A week starts on the following day:

You must configure this field only if you select Week from the drop-down list when configuring the Messages every field. For example, if you select Week and 00:00, and enter Sunday in this field, this means that the time period starts next Sunday at midnight, and lasts for one week exactly. The time period is reset on midnight of the next Sunday.

Include remaining limit in HTTP response headers:

Specifies whether to include the following X-Rate-Limit headers in the HTTP response message:

X-Rate-Limit-Limit Rate limit ceiling for the given request (for example, 100 messages).
X-Rate-Limit-Remaining Number of requests left for the time window (for example, 45 messages).
X-Rate-Limit-Reset Remaining time window before the rate limit resets in UTC epoch seconds (for example, 1353517297).

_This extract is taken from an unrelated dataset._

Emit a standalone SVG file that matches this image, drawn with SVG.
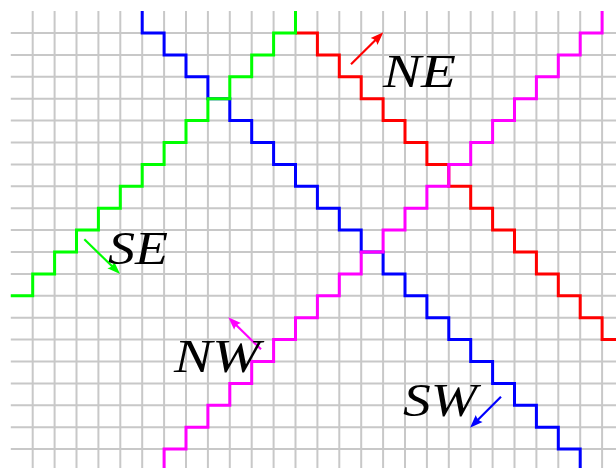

Begin rate limit HTTP Headers with:

Specifies the string used to begin the name of rate limit HTTP headers. Defaults to X-Rate-Limit-. For example, if you specify a value of My-Corp-Quota-, the following HTTP headers are inserted into the response message:

  • My-Corp-Quota-Limit

  • My-Corp-Quota-Remaining

  • My-Corp-Quota-Reset

Use multiple throttling filters

To use two or more Throttling filters to maintain separate message counts, you must use a different rate limit value for each filter, or use different caches for each filter:

  • Use a different rate limit per filter:

    With this approach, you can use a unique Rate limit based on value in each Throttling filter. The easiest way to do this is to prepend the ${http.request.clientaddr.getAddress()} selector value with the filter name, for example:

    My Corp Quota Filter ${http.request.clientaddr.getAddress()}

    This ensures that each filter maintains its own separate message count in the selected cache.

  • Use a unique cache per filter:

    Alternatively, you can use a unique cache to store the message count of each Throttling filter. With this solution, you must configure a separate cache for each Throttling filter that you have configured throughout all policies running on the API Gateway.